§ Directive
Transcribe all of the material exactly. Any picture in it should be left out.

§ Data extract

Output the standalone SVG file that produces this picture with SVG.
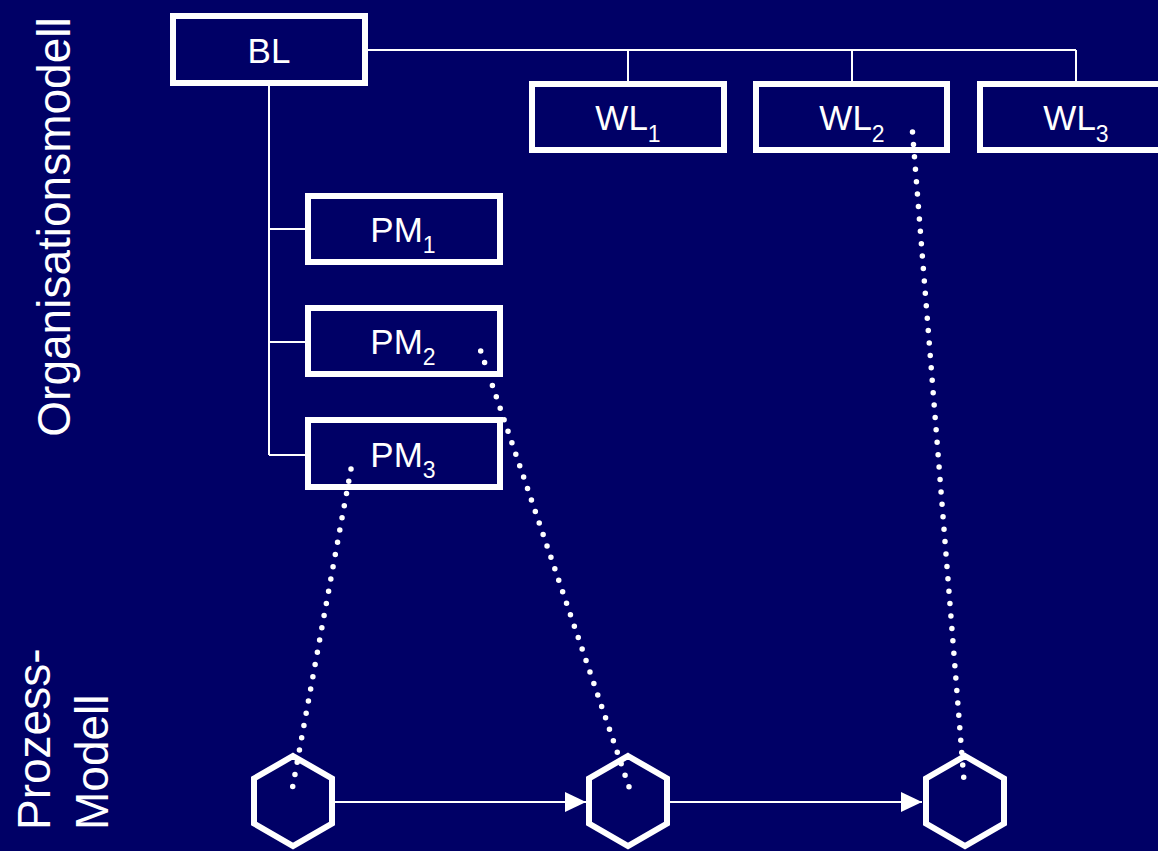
<svg xmlns="http://www.w3.org/2000/svg" width="1158" height="851" viewBox="0 0 1158 851">
  <defs>
    <style>
      .box { fill: #000066; stroke: #ffffff; stroke-width: 6; }
      .lbl { font-family: "Liberation Sans", Arial, sans-serif; font-size: 35px; fill: #ffffff; text-anchor: middle; }
      .sub { font-size: 23px; }
      .side { font-family: "Liberation Sans", Arial, sans-serif; font-size: 46px; fill: #ffffff; }
      .tree { stroke: #ffffff; stroke-width: 2; fill: none; }
      .flow { stroke: #ffffff; stroke-width: 2; fill: none; marker-end: url(#head); }
      .hex { fill: none; stroke: #ffffff; stroke-width: 6; stroke-linejoin: miter; }
      .dots { stroke: #ffffff; stroke-width: 5.5; stroke-linecap: round; fill: none; }
    </style>
    <marker id="head" markerUnits="userSpaceOnUse" markerWidth="22" markerHeight="22" refX="21" refY="10" orient="auto">
      <path d="M0,0 L21,10 L0,20 Z" fill="#ffffff"/>
    </marker>
  </defs>

  <rect width="1158" height="851" fill="#000066"/>

  <!-- side captions -->
  <text class="side" font-size="48" text-anchor="middle" transform="translate(70,227) rotate(-90)">Organisationsmodell</text>
  <text class="side" transform="translate(50,830) rotate(-90)">Prozess-</text>
  <text class="side" transform="translate(108,830) rotate(-90)">Modell</text>

  <!-- organisation tree lines and process flow -->
  <g id="connectors">
    <path class="tree" d="M368,50 H1076 M628,50 V81 M852,50 V81 M1076,50 V81"/>
    <path class="tree" d="M269,86 V455 M269,229 H305 M269,342 H305 M269,455 H305"/>
    <path class="flow" d="M333,802 H586"/>
    <path class="flow" d="M668,802 H922"/>
  </g>

  <g id="BL">
    <rect class="box" x="173" y="16" width="192" height="67"/>
    <text class="lbl" x="269" y="63">BL</text>
  </g>

  <g id="WL1">
    <rect class="box" x="532" y="84" width="192" height="66"/>
    <text class="lbl" x="628" y="130">WL<tspan class="sub" dy="12">1</tspan></text>
  </g>
  <g id="WL2">
    <rect class="box" x="756" y="84" width="191" height="66"/>
    <text class="lbl" x="852" y="130">WL<tspan class="sub" dy="12">2</tspan></text>
  </g>
  <g id="WL3">
    <rect class="box" x="980" y="84" width="192" height="66"/>
    <text class="lbl" x="1076" y="130">WL<tspan class="sub" dy="12">3</tspan></text>
  </g>

  <g id="PM1">
    <rect class="box" x="308" y="196" width="192" height="66"/>
    <text class="lbl" x="403" y="242">PM<tspan class="sub" dy="11">1</tspan></text>
  </g>
  <g id="PM2">
    <rect class="box" x="308" y="308" width="192" height="66"/>
    <text class="lbl" x="403" y="354">PM<tspan class="sub" dy="11">2</tspan></text>
  </g>
  <g id="PM3">
    <rect class="box" x="308" y="420" width="192" height="67"/>
    <text class="lbl" x="403" y="467">PM<tspan class="sub" dy="11">3</tspan></text>
  </g>

  <!-- process steps -->
  <g id="P1">
    <polygon class="hex" points="293,756 332,778.5 332,823.5 293,846 254,823.5 254,778.5"/>
  </g>
  <g id="P2">
    <polygon class="hex" points="628,756 667,778.5 667,823.5 628,846 589,823.5 589,778.5"/>
  </g>
  <g id="P3">
    <polygon class="hex" points="965,756 1004,778.5 1004,823.5 965,846 926,823.5 926,778.5"/>
  </g>

  <!-- dotted assignment links -->
  <g id="links">
    <line class="dots" x1="351" y1="469" x2="292.7" y2="786.7" stroke-dasharray="0 12.42"/>
    <line class="dots" x1="480.7" y1="351" x2="629" y2="786.7" stroke-dasharray="0 12.11"/>
    <line class="dots" x1="912.5" y1="132" x2="964.7" y2="789.7" stroke-dasharray="0 12.45"/>
  </g>
</svg>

§ Exercise answer
Output the standalone SVG file that produces this picture with SVG.
<svg xmlns="http://www.w3.org/2000/svg" width="1158" height="851" viewBox="0 0 1158 851">
  <defs>
    <style>
      .box { fill: #000066; stroke: #ffffff; stroke-width: 6; }
      .lbl { font-family: "Liberation Sans", Arial, sans-serif; font-size: 35px; fill: #ffffff; text-anchor: middle; }
      .sub { font-size: 23px; }
      .side { font-family: "Liberation Sans", Arial, sans-serif; font-size: 46px; fill: #ffffff; }
      .tree { stroke: #ffffff; stroke-width: 2; fill: none; }
      .flow { stroke: #ffffff; stroke-width: 2; fill: none; marker-end: url(#head); }
      .hex { fill: none; stroke: #ffffff; stroke-width: 6; stroke-linejoin: miter; }
      .dots { stroke: #ffffff; stroke-width: 5.5; stroke-linecap: round; fill: none; }
    </style>
    <marker id="head" markerUnits="userSpaceOnUse" markerWidth="22" markerHeight="22" refX="21" refY="10" orient="auto">
      <path d="M0,0 L21,10 L0,20 Z" fill="#ffffff"/>
    </marker>
  </defs>

  <rect width="1158" height="851" fill="#000066"/>

  <!-- side captions -->
  <text class="side" font-size="48" text-anchor="middle" transform="translate(70,227) rotate(-90)">Organisationsmodell</text>
  <text class="side" transform="translate(50,830) rotate(-90)">Prozess-</text>
  <text class="side" transform="translate(108,830) rotate(-90)">Modell</text>

  <!-- organisation tree lines and process flow -->
  <g id="connectors">
    <path class="tree" d="M368,50 H1076 M628,50 V81 M852,50 V81 M1076,50 V81"/>
    <path class="tree" d="M269,86 V455 M269,229 H305 M269,342 H305 M269,455 H305"/>
    <path class="flow" d="M333,802 H586"/>
    <path class="flow" d="M668,802 H922"/>
  </g>

  <g id="BL">
    <rect class="box" x="173" y="16" width="192" height="67"/>
    <text class="lbl" x="269" y="63">BL</text>
  </g>

  <g id="WL1">
    <rect class="box" x="532" y="84" width="192" height="66"/>
    <text class="lbl" x="628" y="130">WL<tspan class="sub" dy="12">1</tspan></text>
  </g>
  <g id="WL2">
    <rect class="box" x="756" y="84" width="191" height="66"/>
    <text class="lbl" x="852" y="130">WL<tspan class="sub" dy="12">2</tspan></text>
  </g>
  <g id="WL3">
    <rect class="box" x="980" y="84" width="192" height="66"/>
    <text class="lbl" x="1076" y="130">WL<tspan class="sub" dy="12">3</tspan></text>
  </g>

  <g id="PM1">
    <rect class="box" x="308" y="196" width="192" height="66"/>
    <text class="lbl" x="403" y="242">PM<tspan class="sub" dy="11">1</tspan></text>
  </g>
  <g id="PM2">
    <rect class="box" x="308" y="308" width="192" height="66"/>
    <text class="lbl" x="403" y="354">PM<tspan class="sub" dy="11">2</tspan></text>
  </g>
  <g id="PM3">
    <rect class="box" x="308" y="420" width="192" height="67"/>
    <text class="lbl" x="403" y="467">PM<tspan class="sub" dy="11">3</tspan></text>
  </g>

  <!-- process steps -->
  <g id="P1">
    <polygon class="hex" points="293,756 332,778.5 332,823.5 293,846 254,823.5 254,778.5"/>
  </g>
  <g id="P2">
    <polygon class="hex" points="628,756 667,778.5 667,823.5 628,846 589,823.5 589,778.5"/>
  </g>
  <g id="P3">
    <polygon class="hex" points="965,756 1004,778.5 1004,823.5 965,846 926,823.5 926,778.5"/>
  </g>

  <!-- dotted assignment links -->
  <g id="links">
    <line class="dots" x1="351" y1="469" x2="292.7" y2="786.7" stroke-dasharray="0 12.42"/>
    <line class="dots" x1="480.7" y1="351" x2="629" y2="786.7" stroke-dasharray="0 12.11"/>
    <line class="dots" x1="912.5" y1="132" x2="964.7" y2="789.7" stroke-dasharray="0 12.45"/>
  </g>
</svg>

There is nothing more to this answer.